Os objetivos da CCEE ao criar um esquema de certificação estão associados à crescente demanda de projetos-piloto para fabricação do hidrogênio no Brasil e assim reforçar a confiança dos investidores. Além disso, a versão inicial dessa certificação possui outros benefícios, tais quais (i) agregar valor ao produto por possibilitar a distinção do teor de carbono do hidrogênio comercializado, (ii) viabilizar novos modelos de negócio em outros setores da indústria, como fertilizantes, aço, cimentícia, alimentícia, transporte e aquecimento, (iii) fomentar o mercado nacional de hidrogênio, cumprindo os requisitos e as diretrizes regulatórias em discussão no Brasil e a nível internacional, e (iv) dar transparência e permitir que os consumidores finais de H2 conheçam a origem do produto, com informações sobre a pegada de carbono.

A título de conclusão, verifica-se que a certificação do hidrogênio se torna essencial para a promoção de uma economia global direcionada à descarbonização e ao cumprimento de metas responsáveis de Environmental, Social and Governance (ESG). No entanto, a criação de um sistema de rastreamento ancorado em padrões internacionais de produção de hidrogênio exigirá esforços conjuntos de governos, indústrias, organizações da sociedade civil e órgãos técnicos de base científica.
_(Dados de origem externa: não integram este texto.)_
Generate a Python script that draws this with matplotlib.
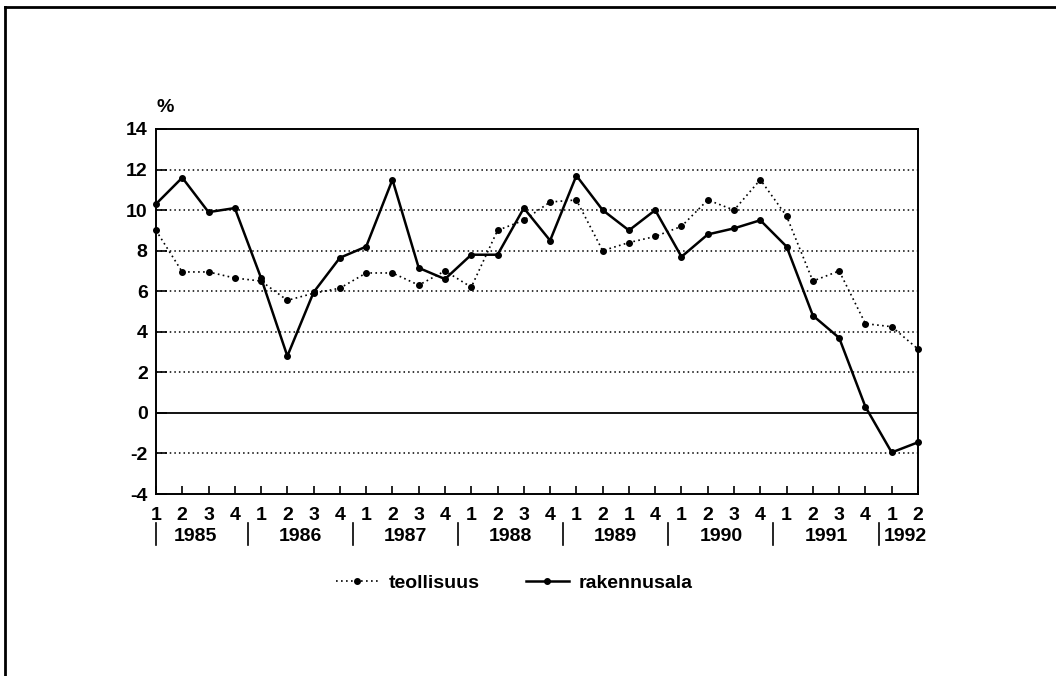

Dada a liderança do Brasil derivada de sua matriz elétrica com predominância de fontes renováveis, a iniciativa da CCEE favorece a posição no debate internacional contribuindo para estabelecer critérios aderentes ao contexto nacional que sejam eficientes, transparentes e favoráveis ao aproveitamento de oportunidades a partir de uma ampliação do mercado nacional e internacional de H2V e de hidrogênio de baixo carbono.